* Data extract
# # # # # # #

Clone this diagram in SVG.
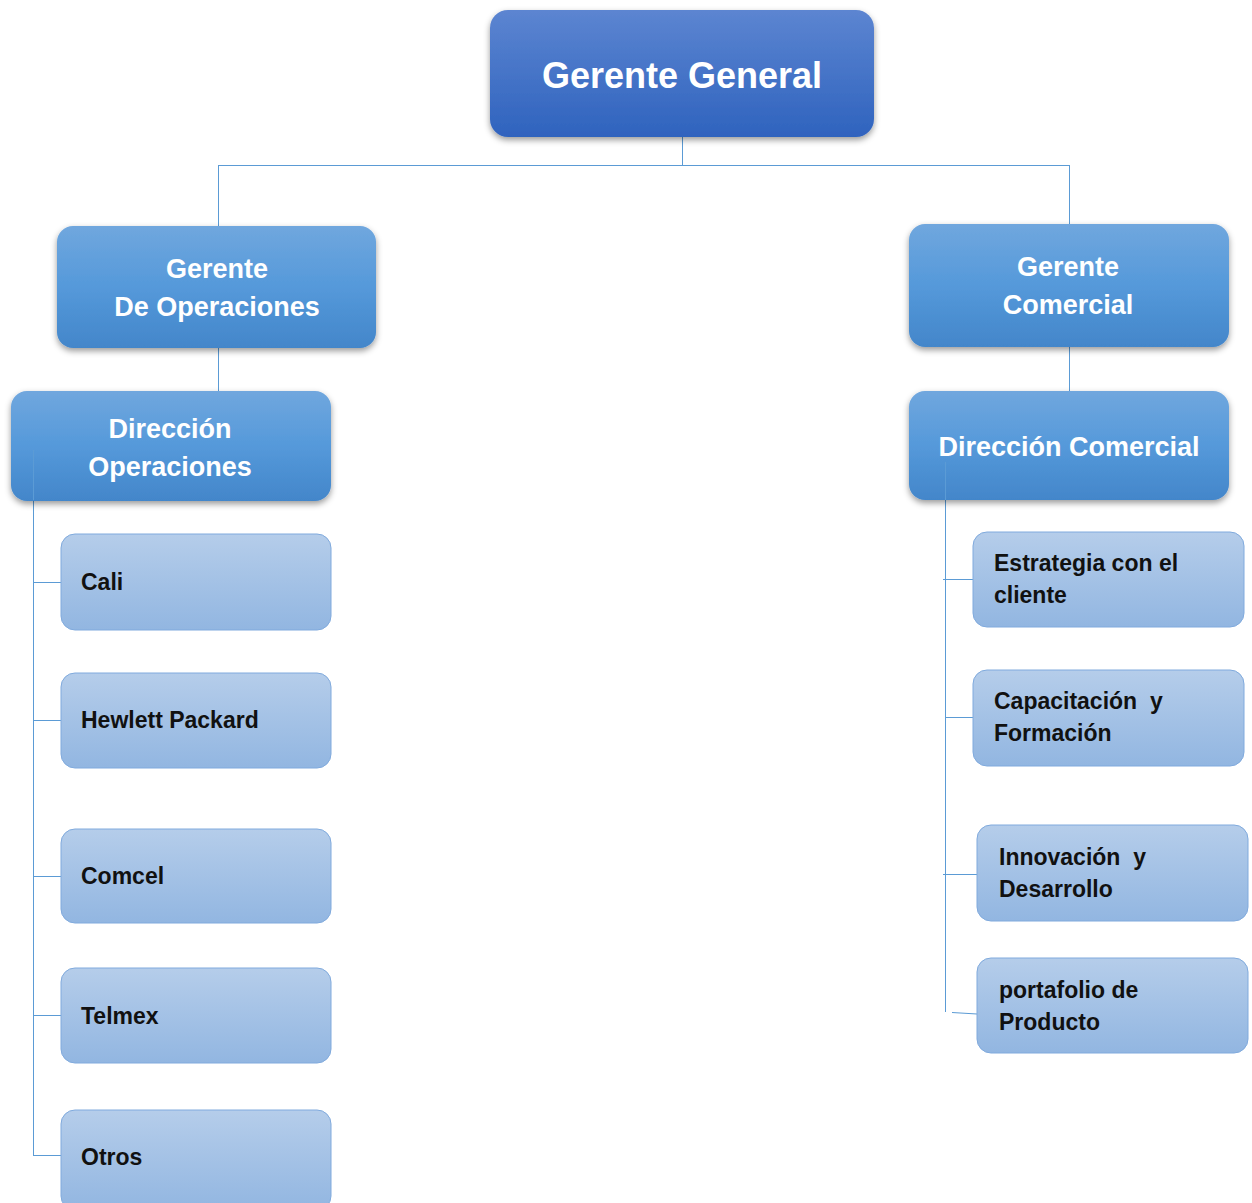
<svg xmlns="http://www.w3.org/2000/svg" width="1252" height="1203" viewBox="0 0 1252 1203">
<defs>
<linearGradient id="gTop" x1="0" y1="0" x2="0" y2="1"><stop offset="0" stop-color="#5c85d1"/><stop offset="1" stop-color="#2f63be"/></linearGradient>
<linearGradient id="gMid" x1="0" y1="0" x2="0" y2="1"><stop offset="0" stop-color="#70a7de"/><stop offset="0.5" stop-color="#5599da"/><stop offset="1" stop-color="#4386ca"/></linearGradient>
<linearGradient id="gLeaf" x1="0" y1="0" x2="0" y2="1"><stop offset="0" stop-color="#b5cdea"/><stop offset="1" stop-color="#92b6e1"/></linearGradient>
<filter id="sh" x="-10%" y="-10%" width="120%" height="130%"><feDropShadow dx="0" dy="3" stdDeviation="3" flood-color="#000" flood-opacity="0.4"/></filter>
</defs>
<style>
.top{fill:url(#gTop);filter:url(#sh)}
.mid{fill:url(#gMid);filter:url(#sh)}
.leaf{fill:url(#gLeaf);stroke:#80aadd;stroke-width:1}
.wt{font-family:"Liberation Sans",Arial,sans-serif;font-weight:bold;fill:#fff;text-anchor:middle}
.bt{font-family:"Liberation Sans",Arial,sans-serif;font-weight:bold;fill:#111;font-size:23px;white-space:pre}
.ln{stroke:#5b9bd5;stroke-width:1;fill:none}
</style>
<rect width="1252" height="1203" fill="#fff"/>
<g id="connectors">
<path class="ln" d="M682.5 137V165.5M218.5 165.5H1069.5M218.5 165V226M1069.5 165V224"/>
<path class="ln" d="M218.5 348V391M1069.5 347V391"/>
<path class="ln" d="M33.5 500V1155M33 582.5H61M33 720.5H61M33 876.5H61M33 1015.5H61M33 1155.5H61"/>
<path class="ln" d="M945.5 500V1012M943 579.5H973M945 717.5H973M943 874.5H977M952 1012.5L977 1014"/>
</g>
<g id="gerente-general"><rect class="top" x="490" y="10" width="384" height="127" rx="18"/><text class="wt" x="682" y="88" font-size="36">Gerente General</text></g>
<g id="gerente-operaciones"><rect class="mid" x="57" y="226" width="319" height="122" rx="16"/><text class="wt" x="217" y="278" font-size="27">Gerente</text><text class="wt" x="217" y="316" font-size="27">De Operaciones</text></g>
<g id="gerente-comercial"><rect class="mid" x="909" y="224" width="320" height="123" rx="16"/><text class="wt" x="1068" y="276" font-size="27">Gerente</text><text class="wt" x="1068" y="314" font-size="27">Comercial</text></g>
<g id="direccion-operaciones"><rect class="mid" x="11" y="391" width="320" height="110" rx="16"/><text class="wt" x="170" y="438" font-size="27">Dirección</text><text class="wt" x="170" y="476" font-size="27">Operaciones</text></g>
<g id="direccion-comercial"><rect class="mid" x="909" y="391" width="320" height="109" rx="16"/><text class="wt" x="1069" y="456" font-size="27">Dirección Comercial</text></g>
<path class="ln" d="M33.5 450V500M945.5 462V500"/>
<g id="cali"><rect class="leaf" x="61" y="534" width="270" height="96" rx="14"/><text class="bt" x="81" y="590">Cali</text></g>
<g id="hewlett-packard"><rect class="leaf" x="61" y="673" width="270" height="95" rx="14"/><text class="bt" x="81" y="728">Hewlett Packard</text></g>
<g id="comcel"><rect class="leaf" x="61" y="829" width="270" height="94" rx="14"/><text class="bt" x="81" y="884">Comcel</text></g>
<g id="telmex"><rect class="leaf" x="61" y="968" width="270" height="95" rx="14"/><text class="bt" x="81" y="1024">Telmex</text></g>
<g id="otros"><rect class="leaf" x="61" y="1110" width="270" height="100" rx="14"/><text class="bt" x="81" y="1165">Otros</text></g>
<g id="estrategia"><rect class="leaf" x="973" y="532" width="271" height="95" rx="14"/><text class="bt" x="994" y="571">Estrategia con el</text><text class="bt" x="994" y="603">cliente</text></g>
<g id="capacitacion"><rect class="leaf" x="973" y="670" width="271" height="96" rx="14"/><text class="bt" x="994" y="709">Capacitación  y</text><text class="bt" x="994" y="741">Formación</text></g>
<g id="innovacion"><rect class="leaf" x="977" y="825" width="271" height="96" rx="14"/><text class="bt" x="999" y="865">Innovación  y</text><text class="bt" x="999" y="897">Desarrollo</text></g>
<g id="portafolio"><rect class="leaf" x="977" y="958" width="271" height="95" rx="14"/><text class="bt" x="999" y="998">portafolio de</text><text class="bt" x="999" y="1030">Producto</text></g>
</svg>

# # # # # # #

* Task prompt
Produce an exact copy of each line of data, skipping embedded images.

* The solution
Clone this diagram in SVG.
<svg xmlns="http://www.w3.org/2000/svg" width="1252" height="1203" viewBox="0 0 1252 1203">
<defs>
<linearGradient id="gTop" x1="0" y1="0" x2="0" y2="1"><stop offset="0" stop-color="#5c85d1"/><stop offset="1" stop-color="#2f63be"/></linearGradient>
<linearGradient id="gMid" x1="0" y1="0" x2="0" y2="1"><stop offset="0" stop-color="#70a7de"/><stop offset="0.5" stop-color="#5599da"/><stop offset="1" stop-color="#4386ca"/></linearGradient>
<linearGradient id="gLeaf" x1="0" y1="0" x2="0" y2="1"><stop offset="0" stop-color="#b5cdea"/><stop offset="1" stop-color="#92b6e1"/></linearGradient>
<filter id="sh" x="-10%" y="-10%" width="120%" height="130%"><feDropShadow dx="0" dy="3" stdDeviation="3" flood-color="#000" flood-opacity="0.4"/></filter>
</defs>
<style>
.top{fill:url(#gTop);filter:url(#sh)}
.mid{fill:url(#gMid);filter:url(#sh)}
.leaf{fill:url(#gLeaf);stroke:#80aadd;stroke-width:1}
.wt{font-family:"Liberation Sans",Arial,sans-serif;font-weight:bold;fill:#fff;text-anchor:middle}
.bt{font-family:"Liberation Sans",Arial,sans-serif;font-weight:bold;fill:#111;font-size:23px;white-space:pre}
.ln{stroke:#5b9bd5;stroke-width:1;fill:none}
</style>
<rect width="1252" height="1203" fill="#fff"/>
<g id="connectors">
<path class="ln" d="M682.5 137V165.5M218.5 165.5H1069.5M218.5 165V226M1069.5 165V224"/>
<path class="ln" d="M218.5 348V391M1069.5 347V391"/>
<path class="ln" d="M33.5 500V1155M33 582.5H61M33 720.5H61M33 876.5H61M33 1015.5H61M33 1155.5H61"/>
<path class="ln" d="M945.5 500V1012M943 579.5H973M945 717.5H973M943 874.5H977M952 1012.5L977 1014"/>
</g>
<g id="gerente-general"><rect class="top" x="490" y="10" width="384" height="127" rx="18"/><text class="wt" x="682" y="88" font-size="36">Gerente General</text></g>
<g id="gerente-operaciones"><rect class="mid" x="57" y="226" width="319" height="122" rx="16"/><text class="wt" x="217" y="278" font-size="27">Gerente</text><text class="wt" x="217" y="316" font-size="27">De Operaciones</text></g>
<g id="gerente-comercial"><rect class="mid" x="909" y="224" width="320" height="123" rx="16"/><text class="wt" x="1068" y="276" font-size="27">Gerente</text><text class="wt" x="1068" y="314" font-size="27">Comercial</text></g>
<g id="direccion-operaciones"><rect class="mid" x="11" y="391" width="320" height="110" rx="16"/><text class="wt" x="170" y="438" font-size="27">Dirección</text><text class="wt" x="170" y="476" font-size="27">Operaciones</text></g>
<g id="direccion-comercial"><rect class="mid" x="909" y="391" width="320" height="109" rx="16"/><text class="wt" x="1069" y="456" font-size="27">Dirección Comercial</text></g>
<path class="ln" d="M33.5 450V500M945.5 462V500"/>
<g id="cali"><rect class="leaf" x="61" y="534" width="270" height="96" rx="14"/><text class="bt" x="81" y="590">Cali</text></g>
<g id="hewlett-packard"><rect class="leaf" x="61" y="673" width="270" height="95" rx="14"/><text class="bt" x="81" y="728">Hewlett Packard</text></g>
<g id="comcel"><rect class="leaf" x="61" y="829" width="270" height="94" rx="14"/><text class="bt" x="81" y="884">Comcel</text></g>
<g id="telmex"><rect class="leaf" x="61" y="968" width="270" height="95" rx="14"/><text class="bt" x="81" y="1024">Telmex</text></g>
<g id="otros"><rect class="leaf" x="61" y="1110" width="270" height="100" rx="14"/><text class="bt" x="81" y="1165">Otros</text></g>
<g id="estrategia"><rect class="leaf" x="973" y="532" width="271" height="95" rx="14"/><text class="bt" x="994" y="571">Estrategia con el</text><text class="bt" x="994" y="603">cliente</text></g>
<g id="capacitacion"><rect class="leaf" x="973" y="670" width="271" height="96" rx="14"/><text class="bt" x="994" y="709">Capacitación  y</text><text class="bt" x="994" y="741">Formación</text></g>
<g id="innovacion"><rect class="leaf" x="977" y="825" width="271" height="96" rx="14"/><text class="bt" x="999" y="865">Innovación  y</text><text class="bt" x="999" y="897">Desarrollo</text></g>
<g id="portafolio"><rect class="leaf" x="977" y="958" width="271" height="95" rx="14"/><text class="bt" x="999" y="998">portafolio de</text><text class="bt" x="999" y="1030">Producto</text></g>
</svg>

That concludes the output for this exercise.